I suppose that a good place to start would simply be with an introduction of myself and my fitness journey. I’m 20 years old and started my fitness journey last June. I had always been reasonably active in high school, but when I started college that pretty much stopped completely. When I first started, I wasn’t very serious about losing weight or working out- I just went to the gym a couple of times a week and made minimal changes to my diet. Everyone’s journey is different and starts for a different reason, and I started because I was uncomfortable with my weight and the lifestyle that I was living. I was the definition of a couch potato- I slept all the time and was rarely active. Netflix was my main (AKA one and only) hobby. My typical snacks consisted of flaming hot Chester’s Cheetos Fries (which will always be delicious) and Oreos (my favorite cookies that I will never ever give up no matter what ANYONE says). I also work at a fast food restaurant, and regularly gave into the temptation to binge on fried, salty food. I felt sluggish and unmotivated, and I was stuck in a slump both physically and emotionally. I knew that I had to make a change, so I started getting serious about my health- both physical and mental. I realized that –spoiler alert- I would actually have to WORK HARD for what I wanted. I’ve been serious about being healthy for probably about a year now, and since then I’ve lost 22 pounds and feel like I’m on top of the world. It’s taken me quite a while to get to the place I am now, which is why I will always encourage people to persevere even if they feel as though they aren’t seeing any changes! At this point in time, I work out 6-7 days a week and have changed my diet completely. I don’t deprive myself of the things I love (…. Oreos) but at the same time I’ve recognized that I have to eat to fuel my body, not to satisfy my cravings. There are so many different elements that have contributed to my success thus far, there’s no way I could put them all in this one post. I hope to be able to share all of these things with you all as this new journey of mine progresses!
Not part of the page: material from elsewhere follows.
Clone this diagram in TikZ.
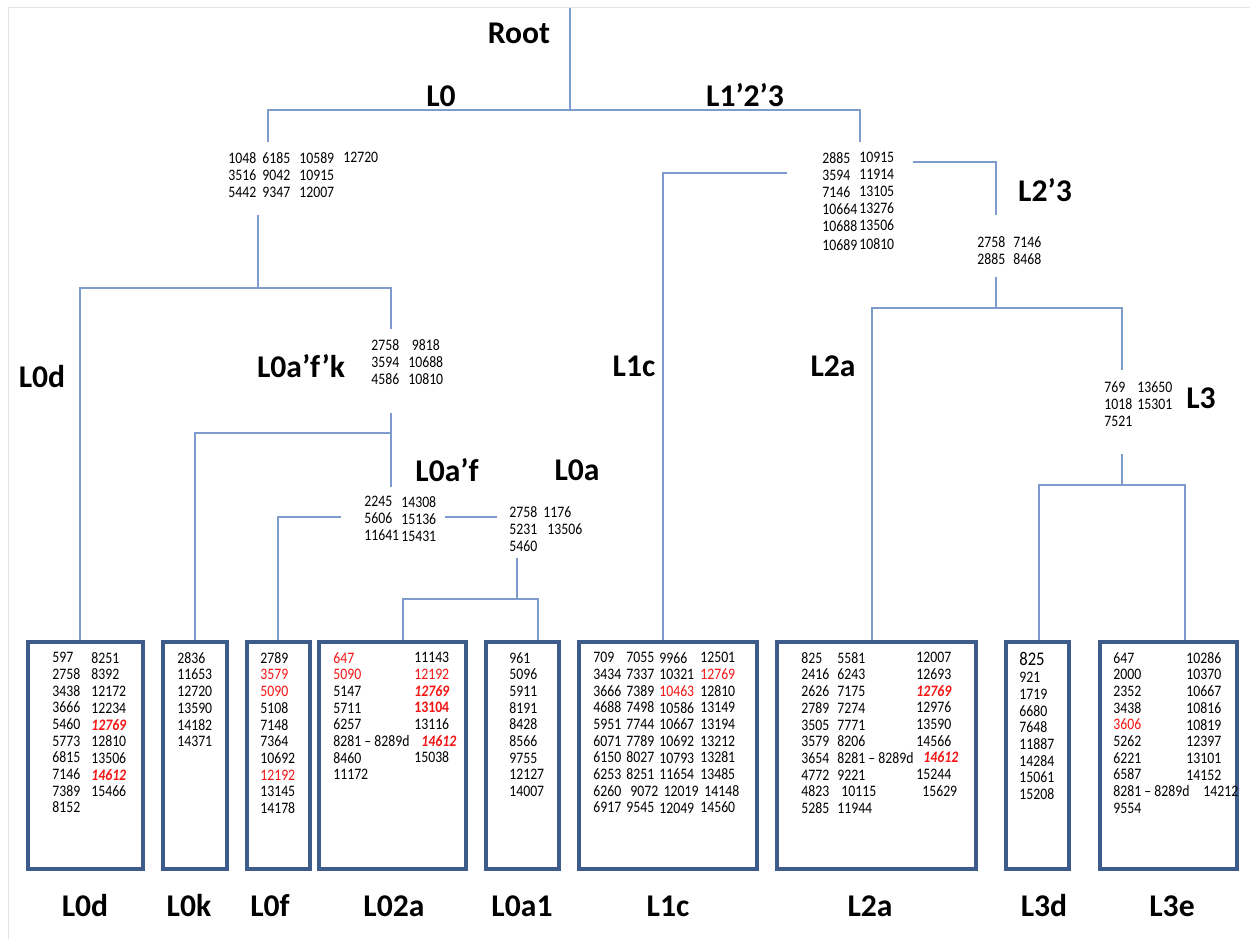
\documentclass[tikz,border=0pt]{standalone}
\usepackage{fontspec}
\setmainfont{Carlito}
\newfontfamily\numfam[FakeStretch=0.86]{Carlito}
\usetikzlibrary{fit}
\definecolor{connblue}{RGB}{125,155,205}
\definecolor{boxblue}{RGB}{62,92,138}
\definecolor{hired}{RGB}{245,20,20}
\newcommand\mynumt{\numfam\fontsize{9.1}{9.7}\selectfont}
\newcommand\mynumb{\numfam\fontsize{9.1}{9.5}\selectfont}
\newcommand\mylab{\fontsize{18}{20}\selectfont\bfseries}
\newcommand\rd[1]{\textcolor{hired}{#1}}
\newcommand\rbi[1]{\textcolor{hired}{\bfseries\itshape #1}}
\newcommand\rb[1]{\textcolor{hired}{\bfseries #1}}
\newcommand\rng{8281{\kern1.8pt}–{\kern1.8pt}8289d}
\tikzset{
  numt/.style={font=\mynumt, anchor=north west, inner sep=0pt, align=left},
  numb/.style={font=\mynumb, anchor=north west, inner sep=0pt, align=left},
  lab/.style={font=\mylab, inner sep=0pt},
  conn/.style={draw=connblue, line width=1pt},
  leafbox/.style={draw=boxblue, line width=2.3pt, inner sep=0pt, fill=white},
}
\begin{document}
\begin{tikzpicture}[x=0.02cm,y=-0.02cm]
\useasboundingbox (0,0) rectangle (1250,939);
\fill[white] (0,0) rectangle (1250,939);
\draw[black!10, line width=0.4pt] (8,939) -- (8,7) -- (1250,7);

% ---------- leaf boxes ----------
\node[leafbox, fit={(28,642) (143,869)}] (bL0d) {};
\node[leafbox, fit={(163,642) (227,869)}] (bL0k) {};
\node[leafbox, fit={(247,642) (310,869)}] (bL0f) {};
\node[leafbox, fit={(319,642) (466,869)}] (bL02a) {};
\node[leafbox, fit={(486,642) (559,869)}] (bL0a1) {};
\node[leafbox, fit={(579,642) (757,869)}] (bL1c) {};
\node[leafbox, fit={(777,642) (976,869)}] (bL2a) {};
\node[leafbox, fit={(1006,642) (1069,869)}] (bL3d) {};
\node[leafbox, fit={(1100,642) (1237,869)}] (bL3e) {};

% ---------- labels ----------
\node[lab] (tRoot) at (519,33) {Root};
\node[lab] (tL0) at (441,96) {L0};
\node[lab] (tL123) at (745,95) {L1’2’3};
\node[lab] (tL23) at (1045,190) {L2’3};
\node[lab] (tL0d) at (42,377) {L0d};
\node[lab] (tL0afk) at (301,366) {L0a’f’k};
\node[lab] (tL0af) at (447,470) {L0a’f};
\node[lab] (tL0a) at (577,470) {L0a};
\node[lab] (tL1c) at (634,366) {L1c};
\node[lab] (tL2a) at (833,366) {L2a};
\node[lab] (tL3) at (1201,398) {L3};

\node[lab] (uL0d) at (85,906) {L0d};
\node[lab] (uL0k) at (189,906) {L0k};
\node[lab] (uL0f) at (270,906) {L0f};
\node[lab] (uL02a) at (394,906) {L02a};
\node[lab] (uL0a1) at (522,906) {L0a1};
\node[lab] (uL1c) at (668,906) {L1c};
\node[lab] (uL2a) at (870,906) {L2a};
\node[lab] (uL3d) at (1044,906) {L3d};
\node[lab] (uL3e) at (1172,906) {L3e};

% ---------- internal number blocks ----------
\node[numt] (n0a) at (228,152) {1048\\3516\\5442};
\node[numt] (n0b) at (262,152) {6185\\9042\\9347};
\node[numt] (n0c) at (299,152) {10589\\10915\\12007};
\node[numt] (n0d) at (343,152) {12720};

\node[numt] (n1a) at (822,152) {2885\\3594\\7146\\10664\\10688\\[1pt]10689};
\node[numt] (n1b) at (859,152) {10915\\11914\\13105\\13276\\13506\\[1pt]10810};

\node[numt] (n23a) at (977,236) {2758\\2885};
\node[numt] (n23b) at (1013,236) {7146\\8468};

\node[numt] (nafka) at (371,339) {2758\\3594\\4586};
\node[numt] (nafkb) at (408,339) {\hspace*{2pt}9818\\10688\\10810};

\node[numt] (nafa) at (364,496) {2245\\5606\\11641};
\node[numt] (nafb) at (401,496) {14308\\15136\\15431};

\node[numt] (naa) at (509,506) {2758\\5231\\5460};
\node[numt] (nab) at (543,506) {1176\\\hspace*{2.3pt}13506};

\node[numt] (n3a) at (1104,381) {769\\1018\\7521};
\node[numt] (n3b) at (1137,381) {13650\\15301};

% ---------- leaf contents ----------
\node[numb] (dL0da) at (52,652) {597\\2758\\3438\\3666\\5460\\5773\\6815\\7146\\7389\\8152};
\node[numb] (dL0db) at (91,652) {8251\\8392\\12172\\12234\\\rbi{12769}\\12810\\13506\\\rbi{14612}\\15466};

\node[numb] (dL0k) at (177,652) {2836\\11653\\12720\\13590\\14182\\14371};

\node[numb] (dL0f) at (260,652) {2789\\\rd{3579}\\\rd{5090}\\5108\\7148\\7364\\10692\\\rd{12192}\\13145\\14178};

\node[numb] (dL02aa) at (333,652) {\rd{647}\\\rd{5090}\\5147\\5711\\6257\\\rng\\8460\\11172};
\node[numb] (dL02ab) at (414,652) {11143\\\rd{12192}\\\rbi{12769}\\\rb{13104}\\13116\\\hspace*{4pt}\rbi{14612}\\15038};

\node[numb] (dL0a1) at (509,652) {961\\5096\\5911\\8191\\8428\\8566\\9755\\12127\\14007};

\node[numb] (dL1ca) at (593,652) {709\\3434\\3666\\4688\\5951\\6071\\6150\\6253\\6260\\6917};
\node[numb] (dL1cb) at (626,652) {7055\\7337\\7389\\7498\\7744\\7789\\8027\\8251\\\hspace*{2.3pt}9072\\9545};
\node[numb] (dL1cc) at (659,652) {9966\\10321\\\rd{10463}\\10586\\10667\\10692\\10793\\11654\\\hspace*{2.5pt}12019\\12049};
\node[numb] (dL1cd) at (700,652) {12501\\\rd{12769}\\12810\\13149\\13194\\13212\\13281\\13485\\\hspace*{2.3pt}14148\\14560};

\node[numb] (dL2aa) at (801,652) {825\\2416\\2626\\2789\\3505\\3579\\3654\\4772\\4823\\5285};
\node[numb] (dL2ab) at (837,652) {5581\\6243\\7175\\7274\\7771\\8206\\\rng\\9221\\\hspace*{2.3pt}10115\\11944};
\node[numb] (dL2ac) at (916,652) {12007\\12693\\\rbi{12769}\\12976\\13590\\14566\\\hspace*{4pt}\rbi{14612}\\15244\\\hspace*{3.4pt}15629};

\node[font=\numfam\fontsize{11}{12}\selectfont, anchor=north west, inner sep=0pt] (dL3dh) at (1019,652) {825};
\node[numb] (dL3d) at (1019,672) {921\\1719\\6680\\7648\\11887\\14284\\15061\\15208};

\node[numb] (dL3ea) at (1113,652) {647\\2000\\2352\\3438\\\rd{3606}\\5262\\6221\\6587\\\rng\\9554};
\node[numb] (dL3eb) at (1186,652) {10286\\10370\\10667\\10816\\10819\\12397\\13101\\14152\\\hspace*{9.7pt}14212};

% ---------- junction coordinates ----------
\coordinate (rt) at (570,8);
\coordinate (rj) at (570,110);
\coordinate (j0l) at (268,110);
\coordinate (j0e) at (268,142);
\coordinate (j1r) at (860,110);
\coordinate (j1e) at (860,142);
\coordinate (k0s) at (258,215);
\coordinate (k0j) at (258,288);
\coordinate (k0l) at (80,288);
\coordinate (k0r) at (391,288);
\coordinate (k0e) at (391,329);
\coordinate (afks) at (391,413);
\coordinate (afkj) at (391,433);
\coordinate (afke) at (391,487);
\coordinate (afkl) at (195,433);
\coordinate (afs) at (341,517);
\coordinate (afl) at (278,517);
\coordinate (afr) at (445,517);
\coordinate (afre) at (497,517);
\coordinate (as) at (517,558);
\coordinate (aj) at (517,599);
\coordinate (al) at (403,599);
\coordinate (ar) at (538,599);
\coordinate (c1s) at (787,173);
\coordinate (c1l) at (663,173);
\coordinate (c2s) at (913,162);
\coordinate (c2r) at (996,162);
\coordinate (c2e) at (996,215);
\coordinate (d2s) at (996,277);
\coordinate (d2j) at (996,308);
\coordinate (d2l) at (872,308);
\coordinate (d2r) at (1122,308);
\coordinate (d2e) at (1122,370);
\coordinate (e3s) at (1122,454);
\coordinate (e3j) at (1122,485);
\coordinate (e3l) at (1039,485);
\coordinate (e3r) at (1185,485);

% ---------- connectors ----------
\draw[conn] (rt) -- (rj);
\draw[conn] (j0e) -- (j0l) -- (j1r) -- (j1e);
\draw[conn] (k0s) -- (k0j);
\draw[conn] (k0l |- bL0d.north) -- (k0l) -- (k0r) -- (k0e);
\draw[conn] (afks) -- (afke);
\draw[conn] (afkl |- bL0k.north) -- (afkl) -- (afkj);
\draw[conn] (afs) -- (afl) -- (afl |- bL0f.north);
\draw[conn] (afr) -- (afre);
\draw[conn] (as) -- (aj);
\draw[conn] (al |- bL02a.north) -- (al) -- (ar) -- (ar |- bL0a1.north);
\draw[conn] (c1s) -- (c1l) -- (c1l |- bL1c.north);
\draw[conn] (c2s) -- (c2r) -- (c2e);
\draw[conn] (d2s) -- (d2j);
\draw[conn] (d2l |- bL2a.north) -- (d2l) -- (d2r) -- (d2e);
\draw[conn] (e3s) -- (e3j);
\draw[conn] (e3l |- bL3d.north) -- (e3l) -- (e3r) -- (e3r |- bL3e.north);
\end{tikzpicture}
\end{document}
One of the biggest drawbacks I had in starting this blog was simply that I have no idea where to start. I would love to know if any of you have any questions or suggestions- please email them to squatsandsass@yahoo.com! I hope to be able to address any and all questions that people have and look forward to hearing from you guys! My goal is to make at least one post a week on this blog (maybe more, depending on how many times I get random inspiration for blog posts) and I would love to get both feedback and ideas so PLEASE do not hesitate to inundate my inbox!

Thank you so much for taking the time to read my ramblings! TGIF and have a great weekend, everyone!